In 1805 the Licking Land Company, organized in the preceding year in Granville, Massachusetts, bought 29,040 acres of land in Ohio, including the site of Granville; the town was laid out, and in the last months of that year settlers from Granville, Mass., began to arrive. By January 1806 the colony numbered 234 persons; the township was incorporated in 1806 and the village was incorporated in 1831. There are several remarkable Indian mounds near Granville, notably one shaped like an alligator.

See Henry Bushnell, History of Granville, Ohio (Columbus, O., 1889).

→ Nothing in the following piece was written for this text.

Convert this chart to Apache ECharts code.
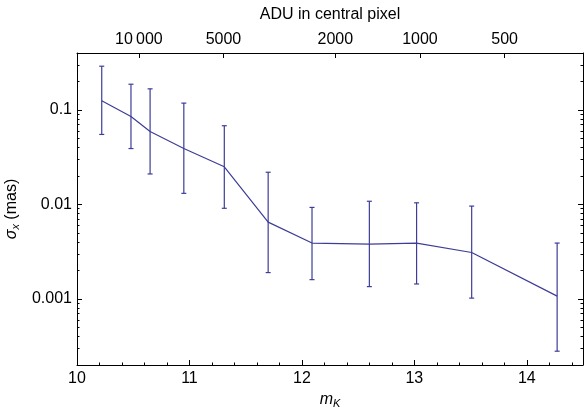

GRAPE, the fruit of the vine (q.v.). The word is adopted from the O. Fr. grape, mod. grappe, bunch or cluster of flowers or fruit, grappes de raisin, bunch of grapes. The French word meant properly a hook; cf. M.H.G. krapfe, Eng. “grapnel,” and “cramp.” The development of meaning seems to be vine-hook, cluster of grapes cut with a hook, and thence in English a single grape of a cluster. The projectile called “grape” or “grape-shot,” formerly used with smooth-bore ordnance, took its name from its general resemblance to a bunch of grapes. It consisted of a number of spherical bullets (heavier than those of the contemporary musket) arranged in layers separated by thin iron plates, a bolt passing through the centre of the plates binding the whole together. On being discharged the projectile delivered the bullets in a shower somewhat after the fashion of case-shot.